Mon, Mar 14, 2011
“Policies aren’t the sexiest topic out there,” conceded Ellen Reynolds of the Dachis Group, and of course, when compared to the litany of big-name keynoters, brand name companies and bountiful swag in the 2011 South by Southwest Interactive line-up, she’s right. But, as Reynolds explained during her presentation on “Social Media Policies and Company Culture,” policies are the foundation, and framework, of social organizations.
Reynolds identified four key areas every social media policy should cover:
1. Responsibility: Reynolds stressed that policies are the vehicle by which an organization outlines the risks, and rewards, of employee social media usage. “It really boils down to personal accountability,” Reynolds said.

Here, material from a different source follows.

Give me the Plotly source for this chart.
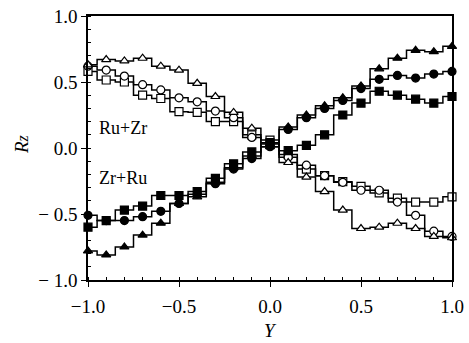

2. Accountability: Any policy should reference what is and what isn’t acceptable to share online. ‘Firing for Facebook’ and other related incidents aren’t as common as they used to be, Reynolds suggested, but with social media’s increasing ubiquity in the everyday lives of, well, almost everyone, people are increasingly going online to express their feelings.
Since it’s inevitable that some (if not many) of those feelings will deal with work, it’s up to the company to provide clear direction and establish expectations for employees to know “what’s appropriate, and when it crosses the line,” Reynolds said.
3. Respect: You have to respect your audience, their intelligence and their motivations, Reynolds cited the example of Nestle, whose “disrespectful” response on Facebook to Greenpeace regarding their environmental record ignited an overnight backlash against Nestle that was ultimately far more damaging for their brand then the original allegations.
4. Oversight: Employers must explain when, and why, a company would need to get involved in an employees’ personal social media activity. Reynolds cited used ESPN as an example; their social media policy prohibits employees from talking about sports while engaging on social media due to the high possibility of possible brand and messaging confusion.
Reynolds cautioned against companies using a “cut and paste” approach to their social media policies, as these policies should reflect, and recognize, companies’ unique culture. “After all,” Reynolds said, “a social media policy is an element of your culture.”
Finally, Reynolds stressed that employee social media policies should have the flexibility to change and adapt over time to reflect the ever changing, dynamic social media landscape.